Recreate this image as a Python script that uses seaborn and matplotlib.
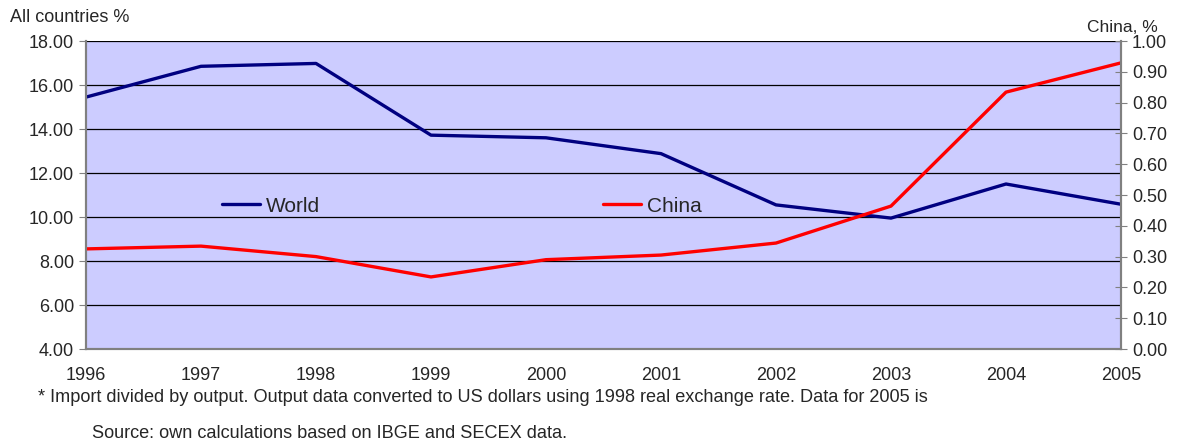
import pandas as pd
import matplotlib
matplotlib.use("Agg")
import matplotlib.pyplot as plt
import seaborn as sns

# values
years = [1996, 1997, 1998, 1999, 2000, 2001, 2002, 2003, 2004, 2005]
world = [15.45, 16.85, 16.98, 13.72, 13.60, 12.88, 10.55, 9.95, 11.50, 10.58]
china = [0.325, 0.334, 0.300, 0.234, 0.290, 0.305, 0.344, 0.464, 0.834, 0.929]
left_ticks = [4, 6, 8, 10, 12, 14, 16, 18]
right_ticks = [0.0, 0.1, 0.2, 0.3, 0.4, 0.5, 0.6, 0.7, 0.8, 0.9, 1.0]

df = pd.DataFrame({"year": years, "World": world, "China": china})

sns.set_style("white")
plt.rcParams["font.family"] = ["Liberation Sans", "DejaVu Sans"]
fs = 13

fig = plt.figure(figsize=(11.83, 4.43), dpi=100)
ax = fig.add_axes([86 / 1183, 1 - 349 / 443, (1121 - 86) / 1183, (349 - 41) / 443])
ax.set_facecolor("#ccccff")

sns.lineplot(data=df, x="year", y="World", ax=ax, color="#000080", linewidth=2.4, label="World", legend=False)
ax.set_xlim(1996, 2005)
ax.set_ylim(4, 18)
ax.set_yticks(left_ticks)
ax.set_yticklabels([f"{t:.2f}" for t in left_ticks])
ax.set_xticks(years)
ax.grid(axis="y", color="black", linewidth=0.9)
ax.set_xlabel("")
ax.set_ylabel("")
ax.tick_params(axis="both", direction="out", length=5, color="#808080", labelsize=fs)
ax.tick_params(axis="x", pad=8)

ax2 = ax.twinx()
sns.lineplot(data=df, x="year", y="China", ax=ax2, color="#ff0000", linewidth=2.4, label="China", legend=False)
ax2.set_ylim(0, 1)
ax2.set_yticks(right_ticks)
ax2.set_yticklabels([f"{t:.2f}" for t in right_ticks])
ax2.set_ylabel("")
ax2.tick_params(axis="y", direction="inout", length=9, color="#808080", labelsize=fs)

for a in (ax, ax2):
    for side in ("left", "bottom", "right"):
        a.spines[side].set_color("#808080")
        a.spines[side].set_linewidth(1.5)
    a.spines["top"].set_visible(False)

h1, l1 = ax.get_legend_handles_labels()
h2, l2 = ax2.get_legend_handles_labels()
ax2.legend(h1 + h2, l1 + l2, ncol=2, frameon=False, fontsize=15,
           handlelength=1.8, handletextpad=0.3, columnspacing=13.6,
           borderpad=0, borderaxespad=0,
           loc="center left", bbox_to_anchor=((222 - 86) / 1035, (349 - 206) / 308))

fig.text(10 / 1183, 1 - 18 / 443, "All countries %", fontsize=fs, va="center")
fig.text(1087 / 1183, 1 - 28 / 443, "China, %", fontsize=12.5, va="center")
fig.text(38 / 1183, 1 - 398 / 443, "* Import divided by output. Output data converted to US dollars using 1998 real exchange rate. Data for 2005 is",
         fontsize=13.1, va="center")
fig.text(92 / 1183, 1 - 433 / 443, "Source: own calculations based on IBGE and SECEX data.",
         fontsize=13.1, va="center")

fig.savefig("out.png", dpi=100, facecolor="white")
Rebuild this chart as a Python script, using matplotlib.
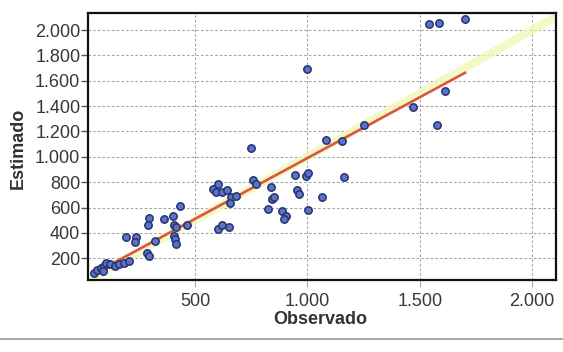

## Written problem
The listing above needs to be output again exactly. Don't include the pictures.

## Complete response
Recreate this image as a Python script that uses seaborn and matplotlib.
import pandas as pd
import matplotlib
matplotlib.use("Agg")
import matplotlib.pyplot as plt
import seaborn as sns

# values
years = [1996, 1997, 1998, 1999, 2000, 2001, 2002, 2003, 2004, 2005]
world = [15.45, 16.85, 16.98, 13.72, 13.60, 12.88, 10.55, 9.95, 11.50, 10.58]
china = [0.325, 0.334, 0.300, 0.234, 0.290, 0.305, 0.344, 0.464, 0.834, 0.929]
left_ticks = [4, 6, 8, 10, 12, 14, 16, 18]
right_ticks = [0.0, 0.1, 0.2, 0.3, 0.4, 0.5, 0.6, 0.7, 0.8, 0.9, 1.0]

df = pd.DataFrame({"year": years, "World": world, "China": china})

sns.set_style("white")
plt.rcParams["font.family"] = ["Liberation Sans", "DejaVu Sans"]
fs = 13

fig = plt.figure(figsize=(11.83, 4.43), dpi=100)
ax = fig.add_axes([86 / 1183, 1 - 349 / 443, (1121 - 86) / 1183, (349 - 41) / 443])
ax.set_facecolor("#ccccff")

sns.lineplot(data=df, x="year", y="World", ax=ax, color="#000080", linewidth=2.4, label="World", legend=False)
ax.set_xlim(1996, 2005)
ax.set_ylim(4, 18)
ax.set_yticks(left_ticks)
ax.set_yticklabels([f"{t:.2f}" for t in left_ticks])
ax.set_xticks(years)
ax.grid(axis="y", color="black", linewidth=0.9)
ax.set_xlabel("")
ax.set_ylabel("")
ax.tick_params(axis="both", direction="out", length=5, color="#808080", labelsize=fs)
ax.tick_params(axis="x", pad=8)

ax2 = ax.twinx()
sns.lineplot(data=df, x="year", y="China", ax=ax2, color="#ff0000", linewidth=2.4, label="China", legend=False)
ax2.set_ylim(0, 1)
ax2.set_yticks(right_ticks)
ax2.set_yticklabels([f"{t:.2f}" for t in right_ticks])
ax2.set_ylabel("")
ax2.tick_params(axis="y", direction="inout", length=9, color="#808080", labelsize=fs)

for a in (ax, ax2):
    for side in ("left", "bottom", "right"):
        a.spines[side].set_color("#808080")
        a.spines[side].set_linewidth(1.5)
    a.spines["top"].set_visible(False)

h1, l1 = ax.get_legend_handles_labels()
h2, l2 = ax2.get_legend_handles_labels()
ax2.legend(h1 + h2, l1 + l2, ncol=2, frameon=False, fontsize=15,
           handlelength=1.8, handletextpad=0.3, columnspacing=13.6,
           borderpad=0, borderaxespad=0,
           loc="center left", bbox_to_anchor=((222 - 86) / 1035, (349 - 206) / 308))

fig.text(10 / 1183, 1 - 18 / 443, "All countries %", fontsize=fs, va="center")
fig.text(1087 / 1183, 1 - 28 / 443, "China, %", fontsize=12.5, va="center")
fig.text(38 / 1183, 1 - 398 / 443, "* Import divided by output. Output data converted to US dollars using 1998 real exchange rate. Data for 2005 is",
         fontsize=13.1, va="center")
fig.text(92 / 1183, 1 - 433 / 443, "Source: own calculations based on IBGE and SECEX data.",
         fontsize=13.1, va="center")

fig.savefig("out.png", dpi=100, facecolor="white")
Rebuild this chart as a Python script, using matplotlib.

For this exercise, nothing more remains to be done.